Many women learn to be lovely from a young age, but Nicky Pellegrino is done with it.
I’ll let you in on a secret – I’m not lovely. This may not come as a huge shock to the woman down the street who failed to apologise for her house alarm blaring for half the night and keeping everyone awake, or the specialist vet who simultaneously patronised me while trying to bilk me for thousands of dollars, or the man in the grocery store who accused me of queue jumping then called me rude (I’ll show you rude, I thought).
In fact, I suspect my lack of loveliness has always been evident. On my high school report card, the very perceptive Miss Barlow inscribed the words “Nicky doesn’t suffer fools gladly”, and I have definitely got less lovely since then. In midlife, the loveliness has leached from my system – along with the oestrogen.
Don’t get me wrong – I’m not going about the world being randomly unkind and unpleasant. In general, I try to treat other people with respect and consideration. But in the process of growing older and wiser, I’ve realised that loveliness is not appropriate for every occasion. And it turns out I’m not the only one. Not being lovely is an actual thing.
In the final debate of the 2016 US presidential election, Donald Trump leaned into the microphone as Hillary Clinton spoke about social security and called his opponent “such a nasty woman”. The phrase inspired a movement: it became a hashtag, an international rallying call for feminists. You can even buy a Nasty Woman T-shirt – celebrities like Katy Perry and Julia Louis-Dreyfus have been seen sporting them.
Trump (yes, him again, sorry) tried the same sort of put-down with US Vice President Kamala Harris – he called her “totally unlikeable”. Well if you are unlikeable because you fight for what you believe in and you smash glass ceilings and don’t ever let yourself be bullied, then sign me right up.
In my opinion, loveliness is holding back too many women. They don’t push hard enough for jobs they have the skills to do. They say no when they ought to say yes – and yes when they ought to say no. They are taken advantage of.
Nasty women, on the other hand, are confident and self-empowered – they stand up for themselves.

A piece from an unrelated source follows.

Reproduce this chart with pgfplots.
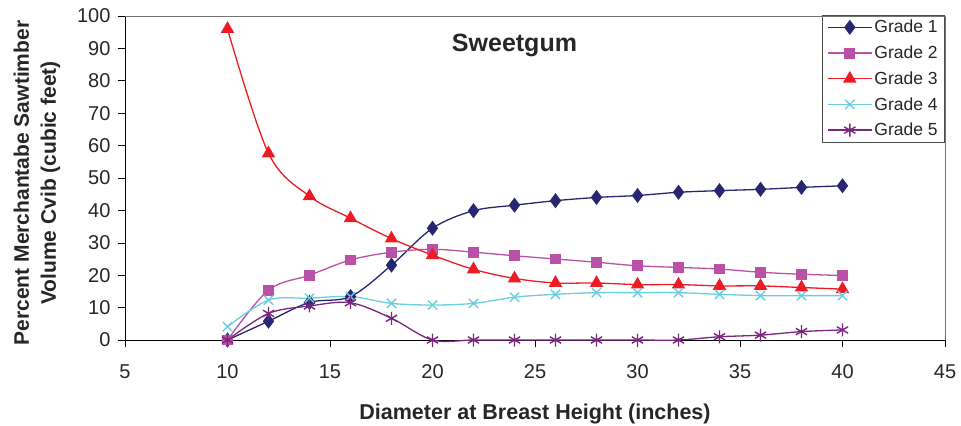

Of course women who aren’t constrained by loveliness, who speak out boldly, can find themselves getting punished for it. Look at microbiologist and ace science communicator Siouxsie Wiles and all the harassment she has suffered in the past year, purely for taking a place in the public eye and sharing her knowledge during the pandemic – one abuser called her a “pink-haired fatso”.
Then there are the statistics. A shocking 24% of New Zealand women report having experienced sexual assault in their lifetime, compared to 6% of men. One in three Kiwi women experience violence from a partner – one in three! I’d like to get them all a Nasty Woman T-shirt.
“I was raised in a very old-fashioned Ireland, where women were reared to be lovely,” award- winning writer Anne Enright said in an interview. Anne, it seems, isn’t terribly interested in being lovely. She is too busy being sparky, spiky, brilliant, challenging, thoughtful and clever.
Mostly I keep a lid on my “unloveliness”. I go about my everyday life playing nicely, but still it’s there, bubbling under, ready to spurt out like a lahar if I’m provoked. There are times when you have to speak your mind, times when it’s important.
I go about my everyday life playing nicely, but still it’s there, bubbling under, ready to spurt out like a lahar if I’m provoked
Actually, there are times when you don’t have to speak at all. Recently I’ve acquired what I refer to as “the menopausal glare” – a withering look that says more than words ever can, and could stop a man at 20 paces. I’ve actually seen someone do this. Years ago, I was being harassed by this really drunk guy at a party and I sought refuge with an older woman who unleashed “the glare” and sent him packing. Now I have the power, I intend to make the most of it.
Loveliness is overrated. Well, it is when it leads to us putting up with things when we shouldn’t. To being downtrodden, abused or overlooked. Or even prey to persistent, vodka-breathed creeps at parties.
I admire women who dare to be unlovely. Once I was doing a phone interview with an extremely famous Hollywood star. I asked her an intrusive and, frankly, un-feminist question and she responded with, “F*** off, women like you make me sick”, before hanging up. After I’d got over being flabbergasted, I was lost in admiration. The extremely famous Hollywood star didn’t care whether I liked her, not one jot, because she didn’t like me.
So, I’m kind to animals, nice to small children, polite to strangers, loyal to my friends and family, fair with colleagues. But no, I’m not lovely.